Une nouvelle fois, ce sont les mesures unilatérales, prises en dehors du cadre de l’OMC qui compteront. Sans qu’il soit en l’état question de mettre en œuvre un embargo économique total, des sanctions commerciales nouvelles sont en préparation dans plusieurs pays. Il en va ainsi par exemple du Canada qui vient d’annoncer une hausse massive de ses tarifs douaniers à l’encontre de la Russie – avec un taux tarifaire porté à 35 % visant pratiquement toutes les importations – et plus largement la suspension de l’application du traitement de la nation la plus favorisé à l’encontre de la Russie et du Belarus.

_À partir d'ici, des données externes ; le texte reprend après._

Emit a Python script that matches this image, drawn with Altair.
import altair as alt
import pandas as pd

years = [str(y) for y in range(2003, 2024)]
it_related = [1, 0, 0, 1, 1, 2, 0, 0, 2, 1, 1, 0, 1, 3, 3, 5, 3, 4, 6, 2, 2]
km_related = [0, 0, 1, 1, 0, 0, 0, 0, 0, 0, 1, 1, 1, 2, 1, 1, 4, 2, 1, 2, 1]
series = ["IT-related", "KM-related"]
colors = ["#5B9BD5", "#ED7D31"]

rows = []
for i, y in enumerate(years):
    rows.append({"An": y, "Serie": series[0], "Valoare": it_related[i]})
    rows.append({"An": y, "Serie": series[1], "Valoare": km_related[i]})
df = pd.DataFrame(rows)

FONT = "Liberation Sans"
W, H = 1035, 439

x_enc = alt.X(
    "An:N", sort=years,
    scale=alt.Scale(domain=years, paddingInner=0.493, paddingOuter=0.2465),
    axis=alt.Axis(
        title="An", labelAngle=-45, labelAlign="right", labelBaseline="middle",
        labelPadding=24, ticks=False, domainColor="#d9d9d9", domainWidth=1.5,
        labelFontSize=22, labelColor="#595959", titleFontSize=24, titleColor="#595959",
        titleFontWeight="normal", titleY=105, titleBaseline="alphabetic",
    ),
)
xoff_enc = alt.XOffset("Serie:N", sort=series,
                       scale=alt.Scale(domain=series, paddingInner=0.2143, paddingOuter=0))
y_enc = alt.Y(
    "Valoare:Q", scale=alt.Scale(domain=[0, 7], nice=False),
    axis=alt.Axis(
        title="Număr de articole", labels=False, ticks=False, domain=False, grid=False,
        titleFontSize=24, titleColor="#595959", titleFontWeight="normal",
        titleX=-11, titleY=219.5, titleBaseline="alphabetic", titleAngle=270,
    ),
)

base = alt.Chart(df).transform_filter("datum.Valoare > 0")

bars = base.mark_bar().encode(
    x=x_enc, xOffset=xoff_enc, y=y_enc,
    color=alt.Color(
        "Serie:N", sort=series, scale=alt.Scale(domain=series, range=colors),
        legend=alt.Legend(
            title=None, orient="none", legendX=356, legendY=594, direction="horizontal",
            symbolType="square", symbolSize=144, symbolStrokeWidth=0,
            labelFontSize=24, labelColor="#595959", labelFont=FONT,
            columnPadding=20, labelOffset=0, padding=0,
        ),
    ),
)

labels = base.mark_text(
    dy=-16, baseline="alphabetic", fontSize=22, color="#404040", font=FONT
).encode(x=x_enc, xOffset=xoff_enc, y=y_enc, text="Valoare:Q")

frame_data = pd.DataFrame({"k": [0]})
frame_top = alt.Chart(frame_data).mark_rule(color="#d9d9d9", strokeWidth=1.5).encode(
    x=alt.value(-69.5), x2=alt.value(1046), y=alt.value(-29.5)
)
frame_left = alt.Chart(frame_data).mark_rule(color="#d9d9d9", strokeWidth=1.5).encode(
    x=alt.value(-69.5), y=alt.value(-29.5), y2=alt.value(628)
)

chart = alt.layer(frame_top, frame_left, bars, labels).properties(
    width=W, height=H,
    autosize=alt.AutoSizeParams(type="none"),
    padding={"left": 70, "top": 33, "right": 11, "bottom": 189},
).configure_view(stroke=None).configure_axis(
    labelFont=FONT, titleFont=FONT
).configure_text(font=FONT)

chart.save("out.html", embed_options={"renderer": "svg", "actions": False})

Or, le refus d’appliquer cette règle cardinale de l’OMC équivaut de facto pour le Canada à considérer que ces pays ne font aujourd’hui plus partie, à ses yeux, du système multilatéral. Il est probable que les États-Unis et surtout l’Union européenne, qui demeure de très loin le premier partenaire commercial de la Russie et la première source de débouché de ses exportations, prennent rapidement des décisions similaires. Il faudra cependant surveiller de près la portée réelle des mesures européennes, à raison de la dépendance bien connue à l’égard de nos importations en provenance de Russie. Bien entendu, la Russie pourrait à son tour réagir, en choisissant par exemple de limiter ou de suspendre les exportations de matières premières ou de biens énergétiques. La République populaire de Chine, autre grande puissance commerciale de l’OMC, n’a pour l’heure annoncé aucune mesure.